- **DIRECTIVE**
Set the listing down again in full, word for word, with the pictures left out.

- **DATA SEGMENT**
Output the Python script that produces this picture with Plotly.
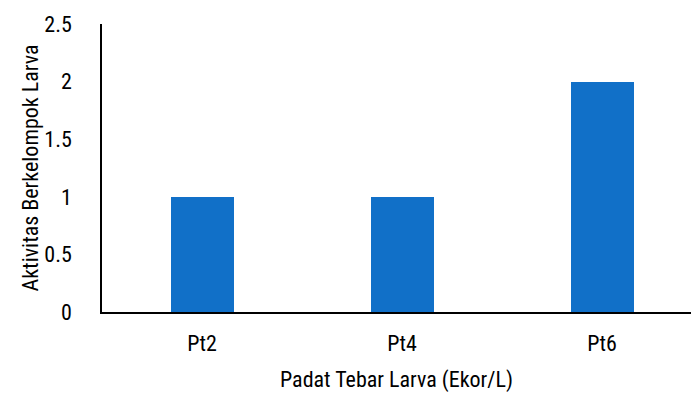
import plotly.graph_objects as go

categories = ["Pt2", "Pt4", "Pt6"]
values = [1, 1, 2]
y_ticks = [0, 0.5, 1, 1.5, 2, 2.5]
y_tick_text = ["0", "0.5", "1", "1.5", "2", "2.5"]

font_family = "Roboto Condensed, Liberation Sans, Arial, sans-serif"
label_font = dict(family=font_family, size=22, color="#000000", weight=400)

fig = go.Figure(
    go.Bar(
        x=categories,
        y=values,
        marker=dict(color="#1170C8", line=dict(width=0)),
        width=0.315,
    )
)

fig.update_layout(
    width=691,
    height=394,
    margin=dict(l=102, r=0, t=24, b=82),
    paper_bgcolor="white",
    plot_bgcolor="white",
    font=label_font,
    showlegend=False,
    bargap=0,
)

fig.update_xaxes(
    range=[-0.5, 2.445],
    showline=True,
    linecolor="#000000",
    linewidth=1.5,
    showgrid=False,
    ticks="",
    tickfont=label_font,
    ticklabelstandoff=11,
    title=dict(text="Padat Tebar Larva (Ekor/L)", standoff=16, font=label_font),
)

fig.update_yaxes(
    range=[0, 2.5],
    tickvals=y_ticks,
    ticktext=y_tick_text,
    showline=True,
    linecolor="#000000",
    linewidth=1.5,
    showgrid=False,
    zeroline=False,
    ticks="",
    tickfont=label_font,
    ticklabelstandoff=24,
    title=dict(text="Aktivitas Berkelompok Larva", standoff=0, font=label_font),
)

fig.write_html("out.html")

- **PROBLEM SOLUTION**
Output the Python script that produces this picture with Plotly.
import plotly.graph_objects as go

categories = ["Pt2", "Pt4", "Pt6"]
values = [1, 1, 2]
y_ticks = [0, 0.5, 1, 1.5, 2, 2.5]
y_tick_text = ["0", "0.5", "1", "1.5", "2", "2.5"]

font_family = "Roboto Condensed, Liberation Sans, Arial, sans-serif"
label_font = dict(family=font_family, size=22, color="#000000", weight=400)

fig = go.Figure(
    go.Bar(
        x=categories,
        y=values,
        marker=dict(color="#1170C8", line=dict(width=0)),
        width=0.315,
    )
)

fig.update_layout(
    width=691,
    height=394,
    margin=dict(l=102, r=0, t=24, b=82),
    paper_bgcolor="white",
    plot_bgcolor="white",
    font=label_font,
    showlegend=False,
    bargap=0,
)

fig.update_xaxes(
    range=[-0.5, 2.445],
    showline=True,
    linecolor="#000000",
    linewidth=1.5,
    showgrid=False,
    ticks="",
    tickfont=label_font,
    ticklabelstandoff=11,
    title=dict(text="Padat Tebar Larva (Ekor/L)", standoff=16, font=label_font),
)

fig.update_yaxes(
    range=[0, 2.5],
    tickvals=y_ticks,
    ticktext=y_tick_text,
    showline=True,
    linecolor="#000000",
    linewidth=1.5,
    showgrid=False,
    zeroline=False,
    ticks="",
    tickfont=label_font,
    ticklabelstandoff=24,
    title=dict(text="Aktivitas Berkelompok Larva", standoff=0, font=label_font),
)

fig.write_html("out.html")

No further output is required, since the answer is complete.